-- START OF Stored data --

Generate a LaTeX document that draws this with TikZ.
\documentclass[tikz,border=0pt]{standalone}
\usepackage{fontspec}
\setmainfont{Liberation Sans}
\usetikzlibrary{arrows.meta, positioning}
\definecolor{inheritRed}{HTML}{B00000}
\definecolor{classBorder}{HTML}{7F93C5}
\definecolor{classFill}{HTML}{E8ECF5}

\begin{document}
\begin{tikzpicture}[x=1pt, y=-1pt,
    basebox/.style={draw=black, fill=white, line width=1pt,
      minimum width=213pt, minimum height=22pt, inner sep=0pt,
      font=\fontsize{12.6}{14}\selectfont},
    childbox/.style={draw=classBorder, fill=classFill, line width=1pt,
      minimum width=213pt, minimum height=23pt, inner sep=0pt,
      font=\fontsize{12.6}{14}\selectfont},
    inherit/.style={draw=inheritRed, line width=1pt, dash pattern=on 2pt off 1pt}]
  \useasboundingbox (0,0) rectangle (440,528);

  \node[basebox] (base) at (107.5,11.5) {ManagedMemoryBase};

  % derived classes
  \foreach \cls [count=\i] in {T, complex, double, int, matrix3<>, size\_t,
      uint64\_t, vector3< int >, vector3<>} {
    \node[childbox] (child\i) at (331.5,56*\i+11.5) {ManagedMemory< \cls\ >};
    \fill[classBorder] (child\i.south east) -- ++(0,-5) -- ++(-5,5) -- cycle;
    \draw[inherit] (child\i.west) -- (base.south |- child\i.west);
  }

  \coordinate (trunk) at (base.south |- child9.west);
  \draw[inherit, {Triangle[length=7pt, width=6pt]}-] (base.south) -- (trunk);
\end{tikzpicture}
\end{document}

-- END OF Stored data --

- Problem -
Transcribe the material exactly as it reads.

- Response -
Generate a LaTeX document that draws this with TikZ.
\documentclass[tikz,border=0pt]{standalone}
\usepackage{fontspec}
\setmainfont{Liberation Sans}
\usetikzlibrary{arrows.meta, positioning}
\definecolor{inheritRed}{HTML}{B00000}
\definecolor{classBorder}{HTML}{7F93C5}
\definecolor{classFill}{HTML}{E8ECF5}

\begin{document}
\begin{tikzpicture}[x=1pt, y=-1pt,
    basebox/.style={draw=black, fill=white, line width=1pt,
      minimum width=213pt, minimum height=22pt, inner sep=0pt,
      font=\fontsize{12.6}{14}\selectfont},
    childbox/.style={draw=classBorder, fill=classFill, line width=1pt,
      minimum width=213pt, minimum height=23pt, inner sep=0pt,
      font=\fontsize{12.6}{14}\selectfont},
    inherit/.style={draw=inheritRed, line width=1pt, dash pattern=on 2pt off 1pt}]
  \useasboundingbox (0,0) rectangle (440,528);

  \node[basebox] (base) at (107.5,11.5) {ManagedMemoryBase};

  % derived classes
  \foreach \cls [count=\i] in {T, complex, double, int, matrix3<>, size\_t,
      uint64\_t, vector3< int >, vector3<>} {
    \node[childbox] (child\i) at (331.5,56*\i+11.5) {ManagedMemory< \cls\ >};
    \fill[classBorder] (child\i.south east) -- ++(0,-5) -- ++(-5,5) -- cycle;
    \draw[inherit] (child\i.west) -- (base.south |- child\i.west);
  }

  \coordinate (trunk) at (base.south |- child9.west);
  \draw[inherit, {Triangle[length=7pt, width=6pt]}-] (base.south) -- (trunk);
\end{tikzpicture}
\end{document}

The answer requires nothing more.